First, we need to determine the volume of the silver cube. Since it's a cube with an edge length of \(1.000\mathrm{~cm}\), the volume is given by: $$ V_\text{cube} = a^3 = (1.000\mathrm{~cm})^3 = 1.000\mathrm{~cm}^3, $$ where \(a\) is the length of one edge. Next, we'll find the mass of the cube. Given the density of silver \(\rho = 10.5\mathrm{~g/cm^3}\), we have: $$ m_\text{cube} = \rho \times V_\text{cube} = (10.5\mathrm{~g/cm^3})(1.000\mathrm{~cm}^3) = 10.5\mathrm{~g}. $$

To find the number of silver atoms in the cube, we'll need the molar mass of silver (\(M_\text{Ag} = 107.87\mathrm{~g/mol}\)). Then we can calculate the number of moles using the mass of the cube and the molar mass: $$ n_\text{cube} = \frac{m_\text{cube}}{M_\text{Ag}} = \frac{10.5\mathrm{~g}}{107.87\mathrm{~g/mol}} \approx 0.09735\mathrm{~mol}. $$ Finally, we can find the number of silver atoms, \(N_\text{cube}\), in the cube using Avogadro's number (\(N_\text{A} = 6.022\times10^{23}\mathrm{~atoms/mol}\)): $$ N_\text{cube} = n_\text{cube} \times N_\text{A} \approx 0.09735\mathrm{~mol}\times 6.022\times10^{23}\mathrm{{atoms/mol}} \approx 5.86\times10^{22} \mathrm{~atoms}. $$

Since only \(74\%\) of the volume of the cube is filled with silver atoms, the total volume occupied by the silver atoms is: $$ V_\text{atoms} = 0.74 \times V_\text{cube} = 0.74\times 1.000\mathrm{~cm}^3 = 0.740\mathrm{~cm}^3. $$ To find the volume of a single silver atom, we divide \(V_\text{atoms}\) by the total number of silver atoms: $$ V_\text{single\ atom} = \frac{V_\text{atoms}}{N_\text{cube}}\approx \frac{0.740\mathrm{~cm}^3}{5.86\times10^{22}\mathrm{~atoms}} \approx 1.26\times10^{-23}\mathrm{~cm}^3\mathrm{/atom}. $$

Since a silver atom can be modeled as a sphere, we can use the formula for the volume of a sphere to calculate the radius of a silver atom.
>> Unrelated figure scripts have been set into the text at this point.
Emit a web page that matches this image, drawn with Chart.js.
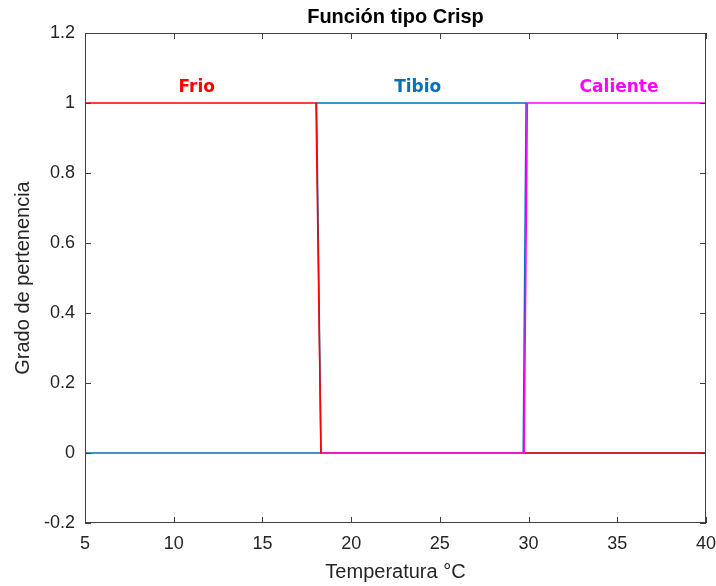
<!DOCTYPE html>
<html>
<head>
<meta charset="utf-8">
<script src="https://cdn.jsdelivr.net/npm/chart.js@4.4.1/dist/chart.umd.min.js"></script>
<style>
  body { margin: 0; background: #fff; }
  #wrap { width: 716px; height: 586px; }
</style>
</head>
<body>
<div id="wrap"><canvas id="crisp" width="716" height="586"></canvas></div>
<script>
// ====================
// DATA
// ====================
const frioX = [5, 18.02, 18.3, 40];
const frioY = [1, 1, 0, 0];

const tibioX = [5, 18.3, 18.05, 29.86, 29.7, 40];
const tibioY = [0, 0, 1, 1, 0, 0];

const calienteX = [18.35, 29.75, 29.93, 40];
const calienteY = [0, 0, 1, 1];

const xTicks = [5, 10, 15, 20, 25, 30, 35, 40];
const yTicks = [-0.2, 0, 0.2, 0.4, 0.6, 0.8, 1, 1.2];
const yTickLabels = ["-0.2", "0", "0.2", "0.4", "0.6", "0.8", "1", "1.2"];

// labels placed in data coordinates
const setNames = ["Frio", "Tibio", "Caliente"];
const setLabelX = [11.3, 23.75, 35.1];
const setLabelY = [1.043, 1.043, 1.043];
const setColors = ["#ff0000", "#0072bd", "#ff00ff"];

function toPoints(xs, ys) {
    return xs.map((x, i) => ({ x: x, y: ys[i] }));
}

const axisColor = "#404040";
const textColor = "#262626";

// box, inward ticks, title and set names
const decorPlugin = {
    id: "decor",
    afterDraw(chart) {
        const ctx = chart.ctx;
        const a = chart.chartArea;
        const xs = chart.scales.x;
        const ys = chart.scales.y;
        const len = 6;

        ctx.save();
        ctx.strokeStyle = axisColor;
        ctx.lineWidth = 1;
        ctx.beginPath();
        xTicks.forEach(v => {
            const px = Math.round(xs.getPixelForValue(v)) + 0.5;
            ctx.moveTo(px, a.bottom); ctx.lineTo(px, a.bottom - len);
            ctx.moveTo(px, a.top); ctx.lineTo(px, a.top + len);
        });
        yTicks.forEach(v => {
            const py = Math.round(ys.getPixelForValue(v)) + 0.5;
            ctx.moveTo(a.left, py); ctx.lineTo(a.left + len, py);
            ctx.moveTo(a.right, py); ctx.lineTo(a.right - len, py);
        });
        ctx.stroke();
        ctx.strokeRect(a.left + 0.5, a.top + 0.5, a.right - a.left - 1, a.bottom - a.top - 1);

        // title
        ctx.fillStyle = "#000";
        ctx.font = "bold 20px 'Liberation Sans', Arial, sans-serif";
        ctx.textAlign = "center";
        ctx.textBaseline = "alphabetic";
        ctx.fillText("Función tipo Crisp", (a.left + a.right) / 2, 23);

        // set names
        ctx.font = "bold 17px 'DejaVu Sans', Verdana, sans-serif";
        ctx.textBaseline = "middle";
        setNames.forEach((name, i) => {
            ctx.fillStyle = setColors[i];
            ctx.fillText(name, xs.getPixelForValue(setLabelX[i]), ys.getPixelForValue(setLabelY[i]));
        });
        ctx.restore();
    }
};

new Chart(document.getElementById("crisp"), {
    type: "scatter",
    data: {
        datasets: [
        {
            label: "Frio",
            data: toPoints(frioX, frioY),
            borderColor: setColors[0],
            order: 1
        },
        {
            label: "Tibio",
            data: toPoints(tibioX, tibioY),
            borderColor: setColors[1],
            order: 2
        },
        {
            label: "Caliente",
            data: toPoints(calienteX, calienteY),
            borderColor: setColors[2],
            order: 0
        }
        ]
    },
    options: {
        responsive: false,
        animation: false,
        showLine: true,
        elements: {
            point: { radius: 0, hoverRadius: 0 },
            line: { borderWidth: 1.6, tension: 0 }
        },
        layout: {
            padding: { top: 33, right: 10, left: 0, bottom: 0 }
        },
        plugins: {
            legend: { display: false },
            tooltip: { enabled: false },
            title: { display: false }
        },
        scales: {
            x: {
                type: "linear",
                min: 5,
                max: 40,
                afterBuildTicks(scale) {
                    scale.ticks = xTicks.map(v => ({ value: v }));
                },
                afterFit(scale) {
                    scale.height = 63;
                    scale.paddingLeft = 0;
                    scale.paddingRight = 0;
                },
                grid: { display: false, drawTicks: false },
                border: { display: false },
                ticks: {
                    padding: 10,
                    color: textColor,
                    maxRotation: 0,
                    autoSkip: false,
                    font: { family: "'Liberation Sans', Arial, sans-serif", size: 18 },
                    callback: v => String(v)
                },
                title: {
                    display: true,
                    text: "Temperatura °C",
                    color: textColor,
                    padding: { top: 0, bottom: 2 },
                    font: { family: "'Liberation Sans', Arial, sans-serif", size: 20 }
                }
            },
            y: {
                min: -0.2,
                max: 1.2,
                afterBuildTicks(scale) {
                    scale.ticks = yTicks.map(v => ({ value: v }));
                },
                afterFit(scale) {
                    scale.width = 85;
                    scale.paddingTop = 0;
                    scale.paddingBottom = 0;
                },
                grid: { display: false, drawTicks: false },
                border: { display: false },
                ticks: {
                    padding: 10,
                    color: textColor,
                    autoSkip: false,
                    font: { family: "'Liberation Sans', Arial, sans-serif", size: 18 },
                    callback: (v, i) => yTickLabels[i]
                },
                title: {
                    display: true,
                    text: "Grado de pertenencia",
                    color: textColor,
                    padding: { top: 11, bottom: 0 },
                    font: { family: "'Liberation Sans', Arial, sans-serif", size: 20 }
                }
            }
        }
    },
    plugins: [decorPlugin]
});
</script>
</body>
</html>
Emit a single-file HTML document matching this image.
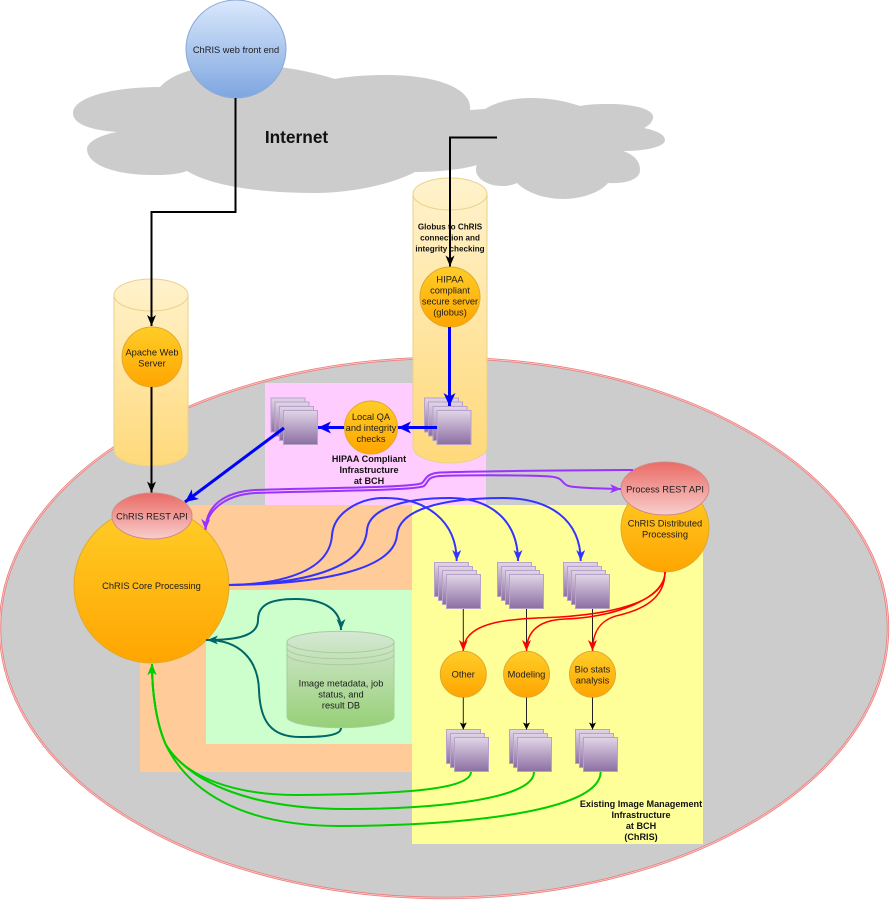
<!DOCTYPE html>
<html lang="en"><head><meta charset="utf-8"><title>ChRIS architecture</title>
<style>
html,body{margin:0;padding:0;background:#fff}
svg{display:block}
text{font-family:"Liberation Sans",sans-serif;font-size:9.3px;text-anchor:middle;fill:#1c1c1c}
.b{font-weight:bold;fill:#111;font-size:9.1px}
.c{fill:none}
</style></head><body>
<svg width="890" height="900" viewBox="0 0 890 900" xmlns="http://www.w3.org/2000/svg">
<defs>
<linearGradient id="o" x1="0" y1="0" x2="0" y2="1"><stop offset="0" stop-color="#ffcd28"/><stop offset="1" stop-color="#ffa500"/></linearGradient>
<linearGradient id="y" x1="0" y1="0" x2="0" y2="1"><stop offset="0" stop-color="#fff2cc"/><stop offset="1" stop-color="#ffd97a"/></linearGradient>
<linearGradient id="r" x1="0" y1="0" x2="0" y2="1"><stop offset="0" stop-color="#ea6b66"/><stop offset="1" stop-color="#f8cecc"/></linearGradient>
<linearGradient id="bl" x1="0" y1="0" x2="0" y2="1"><stop offset="0" stop-color="#dae8fc"/><stop offset="1" stop-color="#7ea6e0"/></linearGradient>
<linearGradient id="p" x1="0" y1="0" x2="0" y2="1"><stop offset="0" stop-color="#e1d5e7"/><stop offset="1" stop-color="#8c6fa3"/></linearGradient>
<linearGradient id="g" x1="0" y1="0" x2="0" y2="1"><stop offset="0" stop-color="#d5e8d4"/><stop offset="1" stop-color="#97d077"/></linearGradient>
<marker id="mk" markerUnits="userSpaceOnUse" markerWidth="12" markerHeight="10" refX="11" refY="5" orient="auto"><path d="M0,0.5 L11,5 L0,9.5 L3,5 Z" fill="#000"/></marker>
<marker id="mks" markerUnits="userSpaceOnUse" markerWidth="8" markerHeight="8" refX="7" refY="3.5" orient="auto"><path d="M0,0 L7,3.5 L0,7 L1.5,3.5 Z" fill="#000"/></marker>
<marker id="mb" markerUnits="userSpaceOnUse" markerWidth="14" markerHeight="13" refX="13" refY="6" orient="auto"><path d="M0,0 L13,6 L0,12 L3.5,6 Z" fill="#0000ff"/></marker>
<marker id="mbl" markerUnits="userSpaceOnUse" markerWidth="12" markerHeight="10" refX="11" refY="5" orient="auto"><path d="M0,0.5 L11,5 L0,9.5 L3,5 Z" fill="#3333ff"/></marker>
<marker id="mv" markerUnits="userSpaceOnUse" markerWidth="12" markerHeight="10" refX="11" refY="5" orient="auto"><path d="M0,0.5 L11,5 L0,9.5 L3,5 Z" fill="#9933ff"/></marker>
<marker id="mr" markerUnits="userSpaceOnUse" markerWidth="12" markerHeight="10" refX="11" refY="5" orient="auto"><path d="M0,0.5 L11,5 L0,9.5 L3,5 Z" fill="#ff0000"/></marker>
<marker id="mt" markerUnits="userSpaceOnUse" markerWidth="12" markerHeight="10" refX="11" refY="5" orient="auto"><path d="M0,0.5 L11,5 L0,9.5 L3,5 Z" fill="#006666"/></marker>
<marker id="mg" markerUnits="userSpaceOnUse" markerWidth="12" markerHeight="10" refX="11" refY="5" orient="auto"><path d="M0,0.5 L11,5 L0,9.5 L3,5 Z" fill="#00cc00"/></marker>
</defs>

<!-- cloud -->
<path fill="#cccccc" d="M73,113 C73,98 110,87 160,87 C170,76 190,68 215,66 C260,62 300,68 335,79 C350,76 370,75 387,75 C435,75 473,88 470,110 L485,109 C495,103 510,98 530,98 C550,98 565,101 580,106 C590,104 600,104 610,104 C635,104 655,110 653,118 C652,123 648,126 644,128 C658,131 665,135 665,140 C665,147 645,151 623,151 C635,155 640,162 640,170 C640,180 625,184 608,183 C600,193 580,199 563,199 C545,199 527,193 517,183 C510,186 505,186 502,186 C487,186 476,178 476,170 Q476,166 477,165 C460,170 435,172 415,172 C390,185 350,193 313,193 C270,193 215,188 187,171 C175,175 165,175 153,175 C115,175 87,165 87,149 C87,142 100,135 117,132 C90,130 73,124 73,113 Z"/>

<!-- big ellipse -->
<ellipse cx="444" cy="628" rx="444" ry="270" fill="#cccccc" stroke="#ec8080" stroke-width="2.500"/>
<ellipse cx="444" cy="628" rx="444" ry="270" fill="none" stroke="#f9d5d5" stroke-width="0.700"/>

<!-- zones -->
<rect x="265" y="383" width="221" height="122" fill="#ffccff"/>
<rect x="140" y="505" width="272" height="267" fill="#ffcc99"/>
<rect x="206" y="590" width="206" height="154" fill="#ccffcc"/>
<rect x="412" y="505" width="291" height="339" fill="#ffff99"/>

<!-- cylinders -->
<g stroke="#e8d28a" stroke-width="1">
<path d="M114,295 A37,16 0 0 1 188,295 V450 A37,16 0 0 1 114,450 Z" fill="url(#y)"/>
<path d="M114,295 A37,16 0 0 0 188,295" fill="none"/>
<path d="M413,194 A37,16 0 0 1 487,194 V447 A37,16 0 0 1 413,447 Z" fill="url(#y)"/>
<path d="M413,194 A37,16 0 0 0 487,194" fill="none"/>
</g>
<text class="b" style="font-size:8.100px" x="450" y="229.500">Globus to ChRIS</text>
<text class="b" style="font-size:8.100px" x="450" y="240.500">connection and</text>
<text class="b" style="font-size:8.100px" x="450" y="251.500">integrity checking</text>

<!-- web front end -->
<ellipse cx="236" cy="49" rx="50" ry="49" fill="url(#bl)" stroke="#8aa8d8" stroke-width="1"/>
<text x="236" y="53">ChRIS web front end</text>
<text class="b" style="font-size:17.300px" x="296.500" y="143">Internet</text>

<!-- stacks -->
<g fill="url(#p)" stroke="#b7a3c8" stroke-width="1">
<rect x="271" y="398" width="34" height="34"/><rect x="275" y="402" width="34" height="34"/><rect x="279.500" y="406.500" width="34" height="34"/><rect x="283.500" y="410.500" width="34" height="34"/>
<rect x="424.500" y="398" width="34" height="34"/><rect x="428.500" y="402" width="34" height="34"/><rect x="433" y="406.500" width="34" height="34"/><rect x="437" y="410.500" width="34" height="34"/>

<rect x="434.500" y="562.500" width="34" height="34"/><rect x="438.500" y="566.500" width="34" height="34"/><rect x="442.500" y="570.500" width="34" height="34"/><rect x="446.500" y="574.500" width="34" height="34"/>
<rect x="497.500" y="562.500" width="34" height="34"/><rect x="501.500" y="566.500" width="34" height="34"/><rect x="505.500" y="570.500" width="34" height="34"/><rect x="509.500" y="574.500" width="34" height="34"/>
<rect x="563.500" y="562.500" width="34" height="34"/><rect x="567.500" y="566.500" width="34" height="34"/><rect x="571.500" y="570.500" width="34" height="34"/><rect x="575.500" y="574.500" width="34" height="34"/>

<rect x="446.500" y="729.500" width="34" height="34"/><rect x="450.500" y="733.500" width="34" height="34"/><rect x="454.500" y="737.500" width="34" height="34"/>
<rect x="509.500" y="729.500" width="34" height="34"/><rect x="513.500" y="733.500" width="34" height="34"/><rect x="517.500" y="737.500" width="34" height="34"/>
<rect x="575.500" y="729.500" width="34" height="34"/><rect x="579.500" y="733.500" width="34" height="34"/><rect x="583.500" y="737.500" width="34" height="34"/>
</g>

<!-- DB -->
<g stroke="#a9cc9a" stroke-width="1">
<path d="M287,642 A53.500,10.700 0 0 1 394,642 V717 A53.500,10.700 0 0 1 287,717 Z" fill="url(#g)"/>
<path d="M287,642 A53.500,10.700 0 0 0 394,642 M287,648 A53.500,10.700 0 0 0 394,648 M287,654 A53.500,10.700 0 0 0 394,654" fill="none"/>
</g>
<text x="341" y="686.500">Image metadata, job</text>
<text x="341" y="697.500">status, and</text>
<text x="341" y="708.500">result DB</text>

<!-- nodes -->
<g fill="url(#o)" stroke="#e0a92c" stroke-width="1">
<circle cx="152" cy="357" r="30"/>
<circle cx="450" cy="297" r="30"/>
<circle cx="371" cy="427.500" r="26.500"/>
<circle cx="151.500" cy="585.500" r="77.500"/>
<circle cx="665" cy="528" r="44"/>
<circle cx="463.300" cy="674.300" r="23"/>
<circle cx="526.500" cy="674.300" r="23"/>
<circle cx="592.500" cy="674.300" r="23"/>
</g>
<g fill="url(#r)" stroke="#d08a86" stroke-width="1">
<ellipse cx="152" cy="516" rx="40" ry="23"/>
<ellipse cx="665" cy="488.500" rx="44" ry="26.500"/>
</g>

<text x="152" y="355.500">Apache Web</text><text x="152" y="366.500">Server</text>
<text x="450" y="282.300">HIPAA</text><text x="450" y="293.300">compliant</text><text x="450" y="304.300">secure server</text><text x="450" y="315.300">(globus)</text>
<text x="371" y="420">Local QA</text><text x="371" y="431">and integrity</text><text x="371" y="442">checks</text>
<text x="152" y="519.500">ChRIS REST API</text>
<text x="665" y="492.300">Process REST API</text>
<text x="665" y="526.500">ChRIS Distributed</text><text x="665" y="537.500">Processing</text>
<text x="151.500" y="589">ChRIS Core Processing</text>
<text x="463.300" y="677.500">Other</text>
<text x="526.500" y="677.500">Modeling</text>
<text x="592.500" y="672.500">Bio stats</text><text x="592.500" y="683.500">analysis</text>

<text class="b" x="369" y="462">HIPAA Compliant</text><text class="b" x="369" y="473">Infrastructure</text><text class="b" x="369" y="484">at BCH</text>
<text class="b" x="641" y="807">Existing Image Management</text><text class="b" x="641" y="818">Infrastructure</text><text class="b" x="641" y="829">at BCH</text><text class="b" x="641" y="840">(ChRIS)</text>

<!-- connectors -->
<g class="c" fill="none">
<g stroke="#000" stroke-width="2">
<path d="M235.500,98 V212 H151.500 V326" marker-end="url(#mk)"/>
<path d="M151.500,387 V492.500" marker-end="url(#mk)"/>
<path d="M497,137.500 H450 V266.500" marker-end="url(#mk)"/>
</g>
<g stroke="#222" stroke-width="1">
<path d="M463.300,609 V651"/><path d="M526.500,609 V651"/><path d="M592.500,609 V651"/>
<path d="M463.300,697.500 V729.500" marker-end="url(#mks)"/><path d="M526.500,697.500 V729.500" marker-end="url(#mks)"/><path d="M592.500,697.500 V729.500" marker-end="url(#mks)"/>
</g>
<g stroke="#0000ff" stroke-width="3">
<path d="M449.500,327 V406" marker-end="url(#mb)"/>
<path d="M437,427.500 H398" marker-end="url(#mb)"/>
<path d="M344,427.500 H318" marker-end="url(#mb)"/>
<path d="M284,428 L185,502" marker-end="url(#mb)"/>
</g>
<g stroke="#9933ff" stroke-width="2">
<path d="M633,470 C560,470.500 480,471 440,472.500 C425,473.500 426,480 422,483 C415,488 300,488 255,490 C225,492 206,505 205.500,530" marker-end="url(#mv)"/>
<path d="M205.500,530 C207,510 225,495 255,493 C300,491 415,491 424,486 C429,482 426,477 440,476 C470,475 530,475 550,476.500 C568,478 558,486 575,487 C590,488.500 605,488.500 621,489" marker-end="url(#mv)"/>
</g>
<g stroke="#3333ff" stroke-width="2">
<path d="M229,585 C285,584 330,570 332,535 C334,512 360,498 385,498 C425,498 456.700,520 456.700,561" marker-end="url(#mbl)"/>
<path d="M229,585 C300,584 364,570 367,530 C369,510 400,498 450,498 C490,498 518,520 518,561" marker-end="url(#mbl)"/>
<path d="M229,585 C320,584 394,570 397,535 C399,510 440,498 503,498 C550,498 580.700,520 580.700,561" marker-end="url(#mbl)"/>
</g>
<g stroke="#ff0000" stroke-width="1.500">
<path d="M665,572 C665,600 620,613 560,617 C520,619 463.300,618 463.300,651" marker-end="url(#mr)"/>
<path d="M665,572 C665,600 610,618 565,619 C540,620 526.500,630 526.500,651" marker-end="url(#mr)"/>
<path d="M665,572 C665,600 640,610 620,615 C600,619 592.500,632 592.500,651" marker-end="url(#mr)"/>
</g>
<g stroke="#006666" stroke-width="2">
<path d="M206,640 C240,640 258,635 258,620 C258,605 270,599 295,599 C325,599 341,610 341,630" marker-end="url(#mt)"/>
<path d="M341,728 C341,737 315,737 300,737 C270,737 260,720 259,690 C258,660 240,640 207,640" marker-end="url(#mt)"/>
</g>
<g stroke="#00cc00" stroke-width="2">
<path d="M471,772 C470,790 400,794 297,795 C235,795 186,778 166,745 C157,725 152,695 152,664" marker-end="url(#mg)"/>
<path d="M534,772 C534,800 430,809 347,809 C255,809 192,785 166,745 C157,725 152,695 152,664" marker-end="url(#mg)"/>
<path d="M600.700,772 C600,815 440,826 340,826 C240,826 188,790 166,745 C157,725 152,695 152,664" marker-end="url(#mg)"/>
</g>
</g>
</svg>
</body></html>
The volume of a sphere is given by: $$ V_\text{sphere} = \frac{4}{3}\pi r^3, $$ where \(r\) is the radius of the sphere. We can now use this formula to solve for the radius of the silver atom: $$ r = \left(\frac{3V_\text{single\ atom}}{4\pi}\right)^{1/3} \approx \left(\frac{3(1.26\times10^{-23}\mathrm{~cm^3})}{4\pi}\right)^{1/3} \approx 1.44\times10^{-8}\mathrm{~cm}. $$ Finally, we'll convert this radius from centimeters to angstroms, knowing that \(1\mathrm{~cm} = 10^8\mathrm{~Å}\): $$ r = 1.44\times10^{-8}\mathrm{~cm} \times \frac{10^8\mathrm{~Å}}{1\mathrm{~cm}} \approx 1.44\mathrm{~Å}. $$ In conclusion, the radius of a silver atom is approximately \(1.44\,\mathrm{Å}\).